Return only those lines from the line containing "Reproduce this chart with matplotlib." to the line containing "plt.rcParams['font.family'] = ['Liberation", both included, and please omit the pictures.
───── Supplied material ─────
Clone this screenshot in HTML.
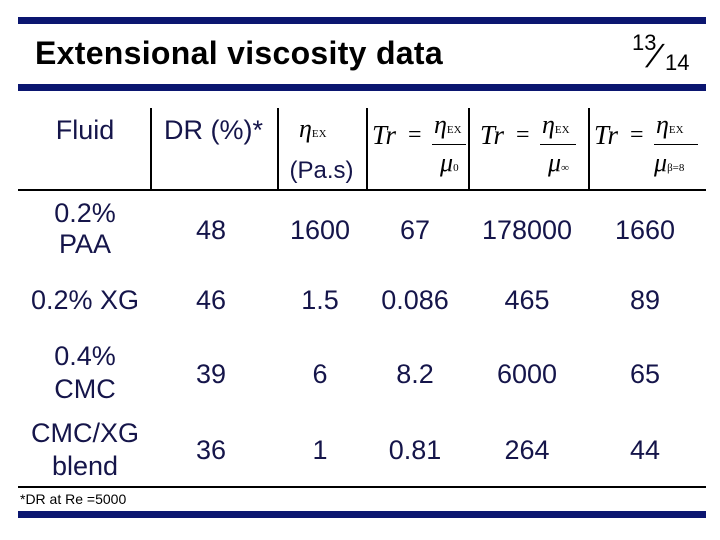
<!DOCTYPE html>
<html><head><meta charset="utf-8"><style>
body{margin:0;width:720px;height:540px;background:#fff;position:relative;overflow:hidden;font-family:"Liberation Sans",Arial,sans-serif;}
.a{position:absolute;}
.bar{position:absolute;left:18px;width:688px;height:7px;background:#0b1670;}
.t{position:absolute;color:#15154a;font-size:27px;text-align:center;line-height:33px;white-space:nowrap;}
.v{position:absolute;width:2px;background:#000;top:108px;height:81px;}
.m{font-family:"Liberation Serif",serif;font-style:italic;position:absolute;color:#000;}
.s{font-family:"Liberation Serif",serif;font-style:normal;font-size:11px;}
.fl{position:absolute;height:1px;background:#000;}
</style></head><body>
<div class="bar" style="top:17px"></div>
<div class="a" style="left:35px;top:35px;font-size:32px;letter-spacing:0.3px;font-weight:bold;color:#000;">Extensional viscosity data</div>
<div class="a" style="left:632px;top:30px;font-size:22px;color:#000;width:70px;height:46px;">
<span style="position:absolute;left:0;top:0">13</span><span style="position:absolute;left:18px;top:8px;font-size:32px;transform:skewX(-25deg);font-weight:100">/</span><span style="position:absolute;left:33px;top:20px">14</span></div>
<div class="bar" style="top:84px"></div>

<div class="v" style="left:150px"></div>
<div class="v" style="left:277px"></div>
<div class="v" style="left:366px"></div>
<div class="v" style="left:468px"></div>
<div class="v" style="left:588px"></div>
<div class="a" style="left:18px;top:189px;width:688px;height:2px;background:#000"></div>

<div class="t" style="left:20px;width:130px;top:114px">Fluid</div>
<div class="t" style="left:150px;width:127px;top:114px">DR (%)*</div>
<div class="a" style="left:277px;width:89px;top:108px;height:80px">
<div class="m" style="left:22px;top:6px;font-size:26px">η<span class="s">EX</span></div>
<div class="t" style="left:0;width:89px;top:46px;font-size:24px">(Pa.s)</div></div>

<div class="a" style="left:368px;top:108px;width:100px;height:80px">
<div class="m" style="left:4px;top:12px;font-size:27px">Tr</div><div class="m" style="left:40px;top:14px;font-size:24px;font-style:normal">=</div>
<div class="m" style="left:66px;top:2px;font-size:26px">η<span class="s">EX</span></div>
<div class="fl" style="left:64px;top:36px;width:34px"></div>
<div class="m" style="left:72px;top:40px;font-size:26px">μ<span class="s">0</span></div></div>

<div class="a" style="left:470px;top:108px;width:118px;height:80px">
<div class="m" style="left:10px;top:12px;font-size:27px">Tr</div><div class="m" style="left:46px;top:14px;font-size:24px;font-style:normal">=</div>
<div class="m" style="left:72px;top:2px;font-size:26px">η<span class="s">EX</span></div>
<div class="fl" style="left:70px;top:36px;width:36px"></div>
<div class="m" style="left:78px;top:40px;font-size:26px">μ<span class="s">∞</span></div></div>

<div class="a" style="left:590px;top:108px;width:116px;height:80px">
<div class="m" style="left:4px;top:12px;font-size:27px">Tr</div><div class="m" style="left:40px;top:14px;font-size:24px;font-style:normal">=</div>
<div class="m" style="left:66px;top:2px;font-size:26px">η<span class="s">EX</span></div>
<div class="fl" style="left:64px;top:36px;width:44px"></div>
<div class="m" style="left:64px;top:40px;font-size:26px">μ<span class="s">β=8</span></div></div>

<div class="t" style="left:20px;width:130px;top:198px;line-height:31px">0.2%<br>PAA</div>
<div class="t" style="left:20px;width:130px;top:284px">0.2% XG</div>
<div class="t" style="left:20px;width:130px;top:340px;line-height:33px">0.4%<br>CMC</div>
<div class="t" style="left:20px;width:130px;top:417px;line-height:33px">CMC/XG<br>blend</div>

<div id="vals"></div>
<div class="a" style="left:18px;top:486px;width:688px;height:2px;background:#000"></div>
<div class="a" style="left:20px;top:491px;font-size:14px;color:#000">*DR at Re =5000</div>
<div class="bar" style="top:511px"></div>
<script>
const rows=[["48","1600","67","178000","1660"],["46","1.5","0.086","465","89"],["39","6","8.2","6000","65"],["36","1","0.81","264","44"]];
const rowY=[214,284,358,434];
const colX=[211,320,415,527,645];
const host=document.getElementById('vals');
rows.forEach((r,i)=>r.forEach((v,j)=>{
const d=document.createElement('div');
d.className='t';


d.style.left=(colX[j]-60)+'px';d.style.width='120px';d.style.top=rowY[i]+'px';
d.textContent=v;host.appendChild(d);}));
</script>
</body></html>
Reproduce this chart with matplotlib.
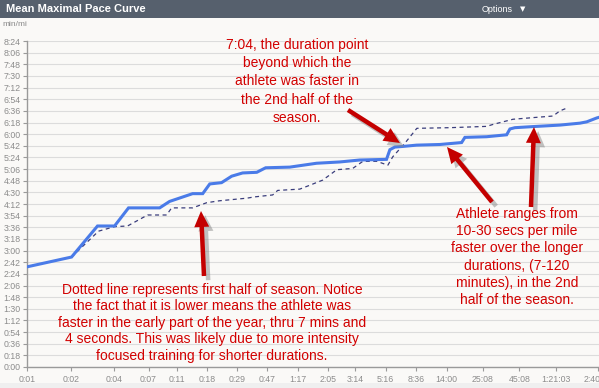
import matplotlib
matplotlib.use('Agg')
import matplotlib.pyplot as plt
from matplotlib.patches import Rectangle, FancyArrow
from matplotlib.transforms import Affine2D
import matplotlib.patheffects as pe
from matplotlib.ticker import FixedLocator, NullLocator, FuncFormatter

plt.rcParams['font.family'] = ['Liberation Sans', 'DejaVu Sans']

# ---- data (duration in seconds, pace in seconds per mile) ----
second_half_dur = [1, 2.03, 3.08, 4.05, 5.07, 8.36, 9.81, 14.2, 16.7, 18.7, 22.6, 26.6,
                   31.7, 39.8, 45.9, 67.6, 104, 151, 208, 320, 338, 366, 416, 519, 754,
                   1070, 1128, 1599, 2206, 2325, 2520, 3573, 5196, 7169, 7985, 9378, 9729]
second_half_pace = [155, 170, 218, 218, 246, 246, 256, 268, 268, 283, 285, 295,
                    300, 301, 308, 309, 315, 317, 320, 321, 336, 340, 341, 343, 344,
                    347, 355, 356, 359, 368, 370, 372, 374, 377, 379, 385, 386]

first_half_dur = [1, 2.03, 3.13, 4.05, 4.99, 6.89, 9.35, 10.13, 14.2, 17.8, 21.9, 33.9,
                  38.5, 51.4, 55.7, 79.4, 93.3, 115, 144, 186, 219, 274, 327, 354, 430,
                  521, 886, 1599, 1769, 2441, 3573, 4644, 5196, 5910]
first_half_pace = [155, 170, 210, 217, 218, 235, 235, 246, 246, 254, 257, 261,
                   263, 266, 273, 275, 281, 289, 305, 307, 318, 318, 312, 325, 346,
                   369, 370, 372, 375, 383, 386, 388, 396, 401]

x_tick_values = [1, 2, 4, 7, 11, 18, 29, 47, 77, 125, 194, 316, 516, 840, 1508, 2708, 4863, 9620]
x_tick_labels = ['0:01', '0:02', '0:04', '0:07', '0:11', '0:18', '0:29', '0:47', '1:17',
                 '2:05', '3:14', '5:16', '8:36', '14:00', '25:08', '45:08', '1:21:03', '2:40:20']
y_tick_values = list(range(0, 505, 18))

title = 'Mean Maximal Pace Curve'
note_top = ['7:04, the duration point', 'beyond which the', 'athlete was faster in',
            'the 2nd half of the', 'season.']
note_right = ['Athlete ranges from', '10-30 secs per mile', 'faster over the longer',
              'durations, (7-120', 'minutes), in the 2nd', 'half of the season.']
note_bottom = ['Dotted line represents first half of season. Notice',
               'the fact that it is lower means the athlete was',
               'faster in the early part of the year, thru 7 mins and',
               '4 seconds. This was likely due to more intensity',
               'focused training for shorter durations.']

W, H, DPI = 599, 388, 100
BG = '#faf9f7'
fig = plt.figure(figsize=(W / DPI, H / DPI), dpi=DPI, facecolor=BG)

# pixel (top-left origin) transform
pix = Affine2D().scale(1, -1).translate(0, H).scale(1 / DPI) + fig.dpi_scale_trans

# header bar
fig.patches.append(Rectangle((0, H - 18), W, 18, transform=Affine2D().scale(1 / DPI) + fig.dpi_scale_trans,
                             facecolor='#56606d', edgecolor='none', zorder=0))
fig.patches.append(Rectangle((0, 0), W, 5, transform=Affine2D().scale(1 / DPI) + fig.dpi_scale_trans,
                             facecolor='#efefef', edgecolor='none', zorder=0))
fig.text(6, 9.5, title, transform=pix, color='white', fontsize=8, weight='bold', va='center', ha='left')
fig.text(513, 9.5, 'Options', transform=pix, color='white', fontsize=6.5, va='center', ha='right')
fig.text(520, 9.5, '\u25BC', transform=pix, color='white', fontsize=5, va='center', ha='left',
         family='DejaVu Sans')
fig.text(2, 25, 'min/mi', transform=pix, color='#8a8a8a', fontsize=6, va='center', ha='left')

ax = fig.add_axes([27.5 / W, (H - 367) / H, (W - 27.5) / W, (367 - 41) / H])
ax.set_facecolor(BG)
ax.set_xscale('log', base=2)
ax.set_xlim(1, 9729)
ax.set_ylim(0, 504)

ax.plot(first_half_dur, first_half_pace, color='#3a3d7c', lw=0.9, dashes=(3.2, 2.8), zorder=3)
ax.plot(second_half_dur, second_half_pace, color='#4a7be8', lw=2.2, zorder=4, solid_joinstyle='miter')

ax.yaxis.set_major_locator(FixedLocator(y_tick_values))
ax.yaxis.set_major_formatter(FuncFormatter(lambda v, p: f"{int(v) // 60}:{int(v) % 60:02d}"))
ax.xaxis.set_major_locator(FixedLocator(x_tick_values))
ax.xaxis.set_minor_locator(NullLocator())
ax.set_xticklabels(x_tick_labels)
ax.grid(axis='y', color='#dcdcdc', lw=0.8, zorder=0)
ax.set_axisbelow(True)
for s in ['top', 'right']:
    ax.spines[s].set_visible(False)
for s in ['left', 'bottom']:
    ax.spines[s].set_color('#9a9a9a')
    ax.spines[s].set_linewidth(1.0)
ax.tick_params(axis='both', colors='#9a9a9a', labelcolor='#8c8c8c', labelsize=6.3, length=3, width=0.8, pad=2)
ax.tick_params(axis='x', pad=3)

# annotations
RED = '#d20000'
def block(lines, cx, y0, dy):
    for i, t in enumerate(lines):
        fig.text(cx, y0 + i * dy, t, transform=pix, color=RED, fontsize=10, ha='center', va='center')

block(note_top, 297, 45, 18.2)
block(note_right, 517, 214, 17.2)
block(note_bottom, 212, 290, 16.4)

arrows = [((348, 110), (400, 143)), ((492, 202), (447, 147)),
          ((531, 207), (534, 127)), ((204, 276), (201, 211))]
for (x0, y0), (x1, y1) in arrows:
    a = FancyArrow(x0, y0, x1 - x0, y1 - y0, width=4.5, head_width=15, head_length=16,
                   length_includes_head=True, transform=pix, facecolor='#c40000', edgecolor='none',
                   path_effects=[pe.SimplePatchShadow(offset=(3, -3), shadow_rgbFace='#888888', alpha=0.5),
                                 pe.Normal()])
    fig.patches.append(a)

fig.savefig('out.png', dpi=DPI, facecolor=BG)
─────
== Task response ==
Reproduce this chart with matplotlib.
import matplotlib
matplotlib.use('Agg')
import matplotlib.pyplot as plt
from matplotlib.patches import Rectangle, FancyArrow
from matplotlib.transforms import Affine2D
import matplotlib.patheffects as pe
from matplotlib.ticker import FixedLocator, NullLocator, FuncFormatter

plt.rcParams['font.family'] = ['Liberation Sans', 'DejaVu Sans']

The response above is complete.